++++ Data section
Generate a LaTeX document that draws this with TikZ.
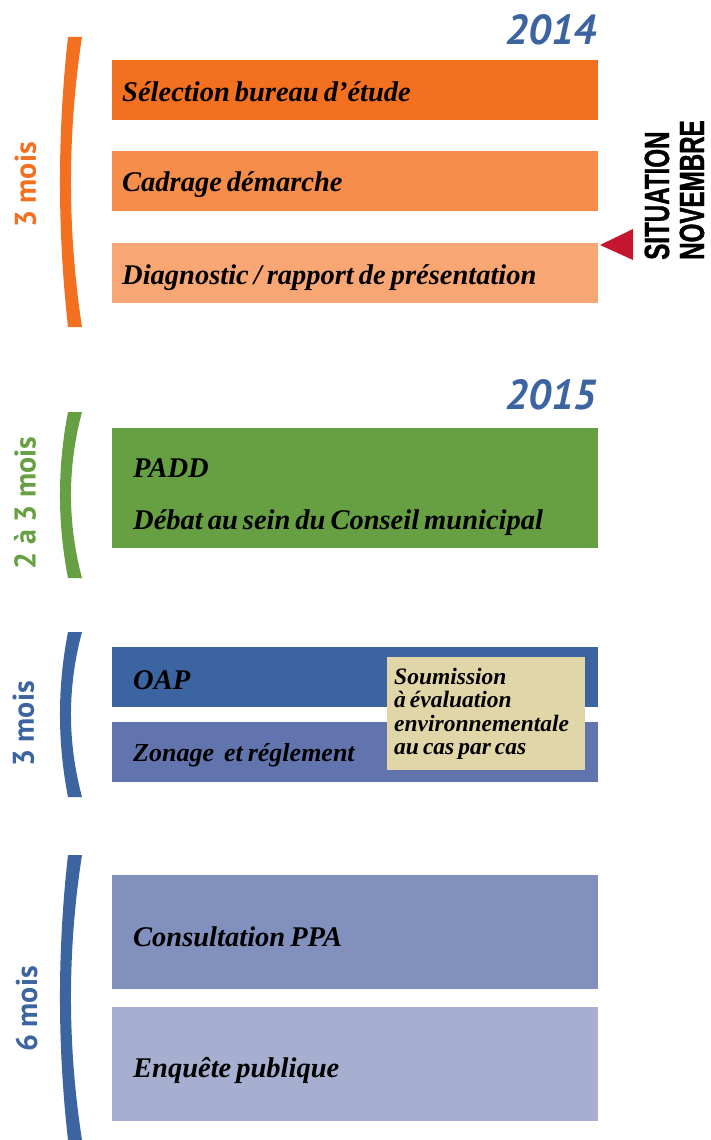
\documentclass[tikz,border=0pt]{standalone}
\usepackage{fontspec}
\setmainfont{Liberation Serif}
\newfontfamily\moisfont{PT Sans}
\newfontfamily\condfont[FakeStretch=0.69, BoldFeatures={FakeBold=1}]{Liberation Sans}
\usetikzlibrary{positioning}

\definecolor{orangeA}{HTML}{F37021}
\definecolor{orangeB}{HTML}{F68D4B}
\definecolor{orangeC}{HTML}{F8A774}
\definecolor{vert}{HTML}{66A043}
\definecolor{bleuA}{HTML}{3C64A0}
\definecolor{bleuB}{HTML}{6174AD}
\definecolor{bleuC}{HTML}{8290BD}
\definecolor{bleuD}{HTML}{A6AFD0}
\definecolor{sable}{HTML}{E0D6A8}
\definecolor{rouge}{HTML}{C4172F}

\newcommand{\etapefont}[1]{\bfseries\itshape\fontsize{#1}{34}\selectfont}
\newcommand{\moisarc}[3]{\fill[#1] (68,#2) .. controls (57.3,{#2+(#3-#2)/3}) and (57.3,{#2+2*(#3-#2)/3}) .. (68,#3) -- (82,#3) .. controls (67.3,{#2+2*(#3-#2)/3}) and (67.3,{#2+(#3-#2)/3}) .. (82,#2) -- cycle;}

\begin{document}
\begin{tikzpicture}[x=1pt, y=-1pt,
	etape/.style = {minimum width=486pt, minimum height=60pt, text width=466pt, inner xsep=10pt, inner ysep=0pt, text height=22pt, text depth=0pt, align=left, font=\etapefont{28.5}, execute at begin node={\spaceskip 5pt\relax}},
	etapeB/.style = {etape, text width=444pt, inner xsep=21pt},
	moislabel/.style = {rotate=90, inner sep=0pt, font=\moisfont\bfseries\fontsize{30}{30}\selectfont},
	annee/.style = {anchor=base east, inner sep=0pt, text=bleuA, font=\moisfont\bfseries\itshape\fontsize{42}{42}\selectfont},
	situ/.style = {rotate=90, anchor=base west, inner sep=0pt, font=\condfont\bfseries\fontsize{35}{35}\selectfont}]
	\useasboundingbox (0,0) rectangle (711,1140);
	\node[annee] (a2014) at (597,45) {2014};
	\node[etape, fill=orangeA, anchor=north west] (sel) at (112,60) {Sélection bureau d’étude};
	\node[etape, fill=orangeB] (cad) [below=30pt of sel] {Cadrage démarche};
	\node[etape, fill=orangeC] (diag) [below=32pt of cad] {Diagnostic / rapport de présentation};
	\moisarc{orangeA}{37}{327}
	\node[moislabel, text=orangeA] (m1) at (25.5,185) {3 mois};
	\fill[rouge] (600,245) -- (633,229) -- (633,260) -- cycle;
	\node[situ] (sit) at (669,260) {SITUATION};
	\node[situ] (nov) at (704,260) {NOVEMBRE};
	\node[annee] (a2015) at (597,409) {2015};
	\node[etapeB, fill=vert, minimum height=120pt, text height=30pt, text depth=52pt, anchor=north west] (padd) at (112,428) {PADD\\[18pt]Débat au sein du Conseil municipal};
	\moisarc{vert}{412}{578}
	\node[moislabel, text=vert] (m2) at (25,503) {2 à 3 mois};
	\node[etapeB, fill=bleuA, text height=24pt, anchor=north west] (oap) at (112,647) {OAP};
	\node[etapeB, fill=bleuB, text height=19pt, font=\etapefont{26}] (zon) [below=14pt of oap] {Zonage\ \ et réglement};
	\node[fill=sable, anchor=north west, minimum width=198pt, minimum height=113pt, text width=184pt, inner xsep=7pt, align=left, font=\etapefont{23.5}, execute at begin node={\spaceskip 4pt\relax\baselineskip 23.5pt\relax}] (soum) at (387,657) {Soumission\\à évaluation\\environnementale\\au cas par cas};
	\moisarc{bleuA}{632}{797}
	\node[moislabel, text=bleuA] (m3) at (23.5,724) {3 mois};
	\node[etapeB, fill=bleuC, minimum height=114pt, text height=28pt, anchor=north west] (ppa) at (112,875) {Consultation PPA};
	\node[etapeB, fill=bleuD, minimum height=114pt, text height=28pt] (enq) [below=17pt of ppa] {Enquête publique};
	\moisarc{bleuA}{855}{1140}
	\node[moislabel, text=bleuA] (m4) at (26.5,1009) {6 mois};
\end{tikzpicture}
\end{document}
++++++++
- **Work to do**: Repeat, exactly and in full, each line from the start of the data to the line that contains "(68,#2) .. controls". Pictures do not go in.

- **Response to the task**:
Generate a LaTeX document that draws this with TikZ.
\documentclass[tikz,border=0pt]{standalone}
\usepackage{fontspec}
\setmainfont{Liberation Serif}
\newfontfamily\moisfont{PT Sans}
\newfontfamily\condfont[FakeStretch=0.69, BoldFeatures={FakeBold=1}]{Liberation Sans}
\usetikzlibrary{positioning}

\definecolor{orangeA}{HTML}{F37021}
\definecolor{orangeB}{HTML}{F68D4B}
\definecolor{orangeC}{HTML}{F8A774}
\definecolor{vert}{HTML}{66A043}
\definecolor{bleuA}{HTML}{3C64A0}
\definecolor{bleuB}{HTML}{6174AD}
\definecolor{bleuC}{HTML}{8290BD}
\definecolor{bleuD}{HTML}{A6AFD0}
\definecolor{sable}{HTML}{E0D6A8}
\definecolor{rouge}{HTML}{C4172F}

\newcommand{\etapefont}[1]{\bfseries\itshape\fontsize{#1}{34}\selectfont}
\newcommand{\moisarc}[3]{\fill[#1] (68,#2) .. controls (57.3,{#2+(#3-#2)/3}) and (57.3,{#2+2*(#3-#2)/3}) .. (68,#3) -- (82,#3) .. controls (67.3,{#2+2*(#3-#2)/3}) and (67.3,{#2+(#3-#2)/3}) .. (82,#2) -- cycle;}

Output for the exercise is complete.